Rodriguez, of course, was also once a Reign player. She was allocated to Seattle but sat out the entire inaugural season to have a child. That offseason, she was sent to KC as part of a series of trades that eventually landed the Reign Sydney Leroux. What seemed like alchemy at the time turned out to be a failed experiment, as Leroux never really fit into Seattle's possession style and was unceremoniously sent to Western New York just before this season kicked off for (in effect) Amber Brooks and the unused rights to Abby Wambach. In a short history of headline-grabbing wheeling and dealing that has mostly come good, the A-Rod for Leroux multi-deal stands out as one of Harvey's biggest mistakes. Imagining the current Seattle team with Rodriguez leading the line in front of Kim Little is literally mind-boggling.

Instead, she now terrorizes from the Midwest. While she's mostly an afterthought in international play behind superstars Alex Morgan and Leroux, in the league the 5'4" striker towers over them. She will hang on the edge of the Seattle back line looking to get behind on counterattacks and through balls from the midfield. And once she gets behind, her speed and close control means it's almost inevitable that she will get off a dangerous shot. It was two such dangerous shots that found the net in Tukwila to give KC the win in the 2014 final. We may need a career game from Hope Solo to stop the chances that Rodriguez will earn.

Those balls will primarily come from Lauren Holiday. Holiday, who has already announced that this will be her final club match before retiring from the game at the end of the year, was miscast by Jill Ellis as a holding midfielder in the World Cup — mostly because Ellis didn't bother to call up any actual holding midfielders (but that's a story for another day). In Kansas City she shines as an attacking, playmaking midfielder. She runs channels and finds open teammates in the offensive third as well as anyone in the league. In last year's final she assisted both of A-Rod's goals and if they're to win this year she'll likely be the one to do it again. For Seattle to win, Keelin Winters will have to park on top of Holiday and deny her the space and air to find those killer passes.

At the defensive end, Kansas City is built around Sauerbrunn, who amidst the fevered excitement around rising star Julie Johnston at the World Cup was the actual foundation of the U.S. defense. When the Johnston hype-train derailed around gaffes in the final stages, "Broon" was there to clean up. She is, if such a thing could be measured, almost certainly the best central defender in the world. Her positioning and timing are impeccable, and Seattle's best bet is to try to pull her out of position with movement from Bev Yanez to clear space for Seattle's other attackers.

Or just go around her. Her partner is Spokane's own Amy LePeilbet. LePeilbet was once a national team regular, but she lost nearly two years to a knee injury. Now she's fully recovered and has been converted from a fullback to a center back. The transition couldn't have gone better, as she finished as a league Best XI player and Defender of the Year finalist. It's a testament to the strength of KC's defense that she's considered the weaker of their two center-backs.

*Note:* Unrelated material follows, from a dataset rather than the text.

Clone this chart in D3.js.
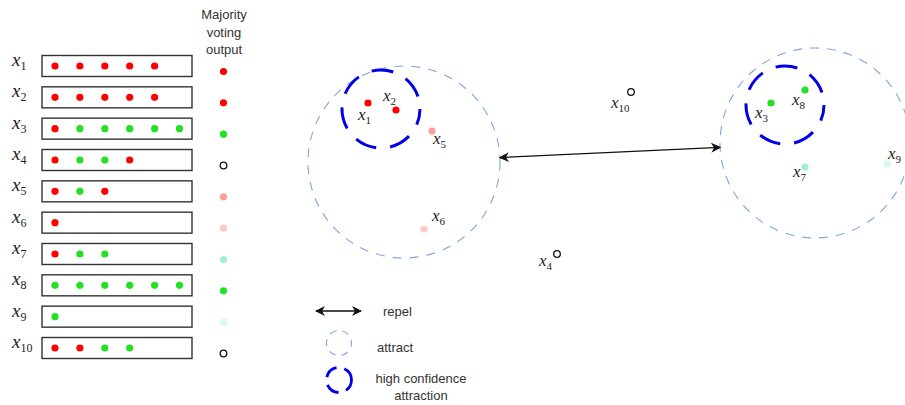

Given that central strength, Seattle's best bet might be to get to the end-line from the flanks. That's a skill that winger Katrine Veje excels at, as does Little as she drifts across the attack. KC's fullbacks are veterans Rebecca Moros and Leigh Ann Robinson. Neither would be considered a real weakness on another team, but they're not All-Stars either. Most of Chicago's good chances in the semifinal came from getting deep on the flanks and moving centrally from there.

Regardless of how they try to do it, Seattle will be challenged to score. And shutting A-Rod and Holiday out completely will be as much of a challenge. So despite winning the regular season going away, the Reign face their toughest test of the campaign in the final moments, when the biggest prize is just within reach. As it should be.